Por otra parte, el conflicto de las y los estudiantes secundarios relativo a la violencia en las instituciones educacionales también requiere con urgencia una lectura feminista: para combatir la violencia no bastan las sanciones, se necesita educación para transformar las comunidades y una democratización radical para que en la resolución de conflictos no medie el abuso de poder. Hasta ahora, la respuesta del Mineduc ha sido calificar a los estudiantes de “delincuentes” o “violentistas”, sobre todo en liceos de varones, reproduciendo estereotipos machistas y de clase sin resolver los problemas de fondo ni en la educación ni en las formas de relacionarse al interior de las comunidades educativas, centrando el foco, además, en algunos establecimientos —los llamados “emblemáticos”— de forma tendenciosa e ignorando el abandono y la precarización de la educación a la que acceden las mayorías sociales en todos sus niveles. 

Para enfrentar este escenario complejo se necesita rearticular el movimiento feminista en la lucha educacional, ya que ha mostrado ser una de las expresiones más masivas del movimiento social en el último tiempo. Se necesita una fuerte oposición social y política anclada en la perspectiva feminista para enfrentar un ciclo de avance de la ultraderecha, el empresariado y el conservadurismo, que buscan consolidar y ampliar aún más un modelo educativo que excluye y discrimina por origen, género, orientación sexual y nivel socioeconómico, extinguiendo lo poco que tenemos de educación pública.  

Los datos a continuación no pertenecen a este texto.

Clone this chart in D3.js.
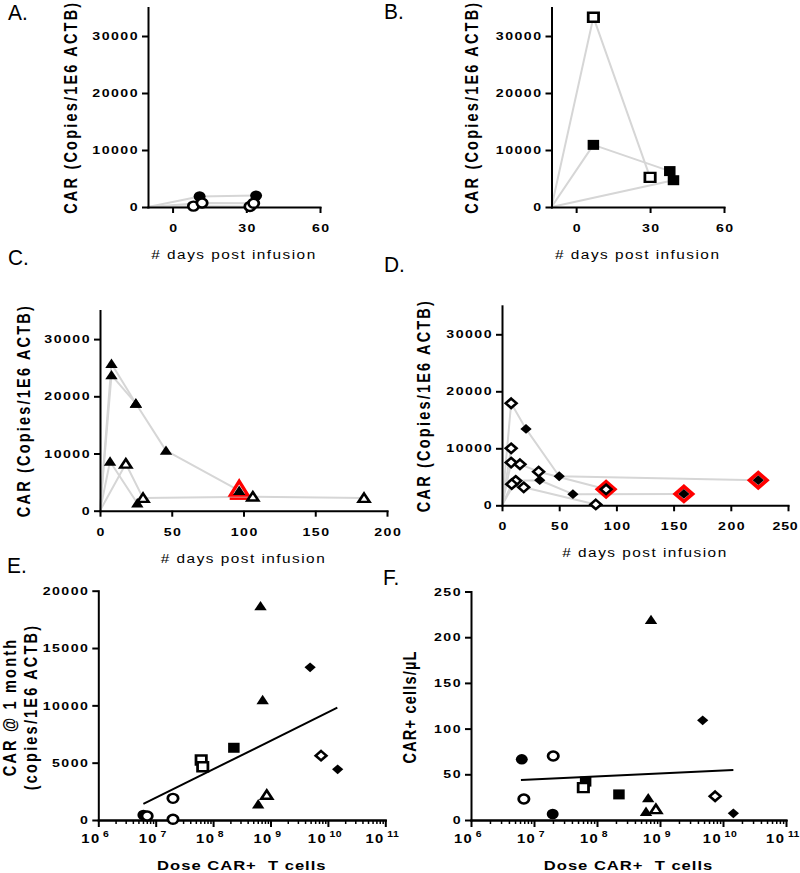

Para fomentar el debate y orientar este ciclo político que viene, debemos retomar demandas que ya han sido expresadas en las calles, como la democratización del curriculum educativo, una educación sexual integral y un enfoque feminista tanto para combatir el auge de la violencia y la discriminación, como para reconocer a las profesoras diferenciales y parvularias como parte del gremio. Esperamos que este segundo semestre podamos volver a las calles, porque se necesita de forma urgente una educación feminista y disidente.